*DESCRIPTION OF THE TASK:* Exactly as given, repeat all of the entries.

*MATERIAL FOR THIS EXERCISE:*
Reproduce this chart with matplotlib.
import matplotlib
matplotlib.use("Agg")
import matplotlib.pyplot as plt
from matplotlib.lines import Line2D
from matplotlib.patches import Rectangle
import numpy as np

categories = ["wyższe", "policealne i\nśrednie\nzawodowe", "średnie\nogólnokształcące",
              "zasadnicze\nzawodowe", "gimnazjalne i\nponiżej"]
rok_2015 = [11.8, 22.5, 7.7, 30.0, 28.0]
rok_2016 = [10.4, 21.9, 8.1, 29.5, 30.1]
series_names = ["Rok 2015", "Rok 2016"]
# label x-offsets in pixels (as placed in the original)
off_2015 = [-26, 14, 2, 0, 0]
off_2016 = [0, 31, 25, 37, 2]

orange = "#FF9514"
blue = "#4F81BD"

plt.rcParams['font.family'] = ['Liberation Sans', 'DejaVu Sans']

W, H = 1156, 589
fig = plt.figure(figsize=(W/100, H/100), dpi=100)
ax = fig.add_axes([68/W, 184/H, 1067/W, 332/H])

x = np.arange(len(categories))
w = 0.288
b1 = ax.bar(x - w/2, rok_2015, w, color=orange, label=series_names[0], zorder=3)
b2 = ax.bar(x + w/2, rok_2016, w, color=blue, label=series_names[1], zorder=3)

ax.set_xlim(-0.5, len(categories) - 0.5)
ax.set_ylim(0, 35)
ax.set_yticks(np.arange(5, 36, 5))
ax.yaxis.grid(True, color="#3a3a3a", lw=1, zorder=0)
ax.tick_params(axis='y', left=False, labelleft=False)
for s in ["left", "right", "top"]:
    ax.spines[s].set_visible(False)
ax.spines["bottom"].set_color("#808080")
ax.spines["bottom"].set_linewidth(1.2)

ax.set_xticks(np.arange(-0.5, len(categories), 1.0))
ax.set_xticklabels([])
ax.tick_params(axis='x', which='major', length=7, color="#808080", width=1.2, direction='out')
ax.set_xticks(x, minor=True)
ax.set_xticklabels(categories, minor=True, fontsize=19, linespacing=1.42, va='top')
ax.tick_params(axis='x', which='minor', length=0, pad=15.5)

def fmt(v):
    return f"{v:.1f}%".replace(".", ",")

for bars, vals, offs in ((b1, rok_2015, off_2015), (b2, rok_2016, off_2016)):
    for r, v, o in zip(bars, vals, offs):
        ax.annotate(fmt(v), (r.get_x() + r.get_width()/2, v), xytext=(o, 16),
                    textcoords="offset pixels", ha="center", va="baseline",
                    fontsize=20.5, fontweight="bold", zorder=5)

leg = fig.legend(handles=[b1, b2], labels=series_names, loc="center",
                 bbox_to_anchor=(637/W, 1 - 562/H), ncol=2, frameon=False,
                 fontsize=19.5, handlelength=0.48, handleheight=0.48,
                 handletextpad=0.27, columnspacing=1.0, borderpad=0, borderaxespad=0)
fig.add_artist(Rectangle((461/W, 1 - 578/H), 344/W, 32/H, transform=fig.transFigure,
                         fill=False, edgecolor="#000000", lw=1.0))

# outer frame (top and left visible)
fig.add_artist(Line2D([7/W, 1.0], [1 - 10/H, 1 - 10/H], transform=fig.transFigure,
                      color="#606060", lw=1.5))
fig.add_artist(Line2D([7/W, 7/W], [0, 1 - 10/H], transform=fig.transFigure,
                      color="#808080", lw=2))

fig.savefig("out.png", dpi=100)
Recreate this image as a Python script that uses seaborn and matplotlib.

*REPLY:*
Reproduce this chart with matplotlib.
import matplotlib
matplotlib.use("Agg")
import matplotlib.pyplot as plt
from matplotlib.lines import Line2D
from matplotlib.patches import Rectangle
import numpy as np

categories = ["wyższe", "policealne i\nśrednie\nzawodowe", "średnie\nogólnokształcące",
              "zasadnicze\nzawodowe", "gimnazjalne i\nponiżej"]
rok_2015 = [11.8, 22.5, 7.7, 30.0, 28.0]
rok_2016 = [10.4, 21.9, 8.1, 29.5, 30.1]
series_names = ["Rok 2015", "Rok 2016"]
# label x-offsets in pixels (as placed in the original)
off_2015 = [-26, 14, 2, 0, 0]
off_2016 = [0, 31, 25, 37, 2]

orange = "#FF9514"
blue = "#4F81BD"

plt.rcParams['font.family'] = ['Liberation Sans', 'DejaVu Sans']

W, H = 1156, 589
fig = plt.figure(figsize=(W/100, H/100), dpi=100)
ax = fig.add_axes([68/W, 184/H, 1067/W, 332/H])

x = np.arange(len(categories))
w = 0.288
b1 = ax.bar(x - w/2, rok_2015, w, color=orange, label=series_names[0], zorder=3)
b2 = ax.bar(x + w/2, rok_2016, w, color=blue, label=series_names[1], zorder=3)

ax.set_xlim(-0.5, len(categories) - 0.5)
ax.set_ylim(0, 35)
ax.set_yticks(np.arange(5, 36, 5))
ax.yaxis.grid(True, color="#3a3a3a", lw=1, zorder=0)
ax.tick_params(axis='y', left=False, labelleft=False)
for s in ["left", "right", "top"]:
    ax.spines[s].set_visible(False)
ax.spines["bottom"].set_color("#808080")
ax.spines["bottom"].set_linewidth(1.2)

ax.set_xticks(np.arange(-0.5, len(categories), 1.0))
ax.set_xticklabels([])
ax.tick_params(axis='x', which='major', length=7, color="#808080", width=1.2, direction='out')
ax.set_xticks(x, minor=True)
ax.set_xticklabels(categories, minor=True, fontsize=19, linespacing=1.42, va='top')
ax.tick_params(axis='x', which='minor', length=0, pad=15.5)

def fmt(v):
    return f"{v:.1f}%".replace(".", ",")

for bars, vals, offs in ((b1, rok_2015, off_2015), (b2, rok_2016, off_2016)):
    for r, v, o in zip(bars, vals, offs):
        ax.annotate(fmt(v), (r.get_x() + r.get_width()/2, v), xytext=(o, 16),
                    textcoords="offset pixels", ha="center", va="baseline",
                    fontsize=20.5, fontweight="bold", zorder=5)

leg = fig.legend(handles=[b1, b2], labels=series_names, loc="center",
                 bbox_to_anchor=(637/W, 1 - 562/H), ncol=2, frameon=False,
                 fontsize=19.5, handlelength=0.48, handleheight=0.48,
                 handletextpad=0.27, columnspacing=1.0, borderpad=0, borderaxespad=0)
fig.add_artist(Rectangle((461/W, 1 - 578/H), 344/W, 32/H, transform=fig.transFigure,
                         fill=False, edgecolor="#000000", lw=1.0))

# outer frame (top and left visible)
fig.add_artist(Line2D([7/W, 1.0], [1 - 10/H, 1 - 10/H], transform=fig.transFigure,
                      color="#606060", lw=1.5))
fig.add_artist(Line2D([7/W, 7/W], [0, 1 - 10/H], transform=fig.transFigure,
                      color="#808080", lw=2))

fig.savefig("out.png", dpi=100)
Recreate this image as a Python script that uses seaborn and matplotlib.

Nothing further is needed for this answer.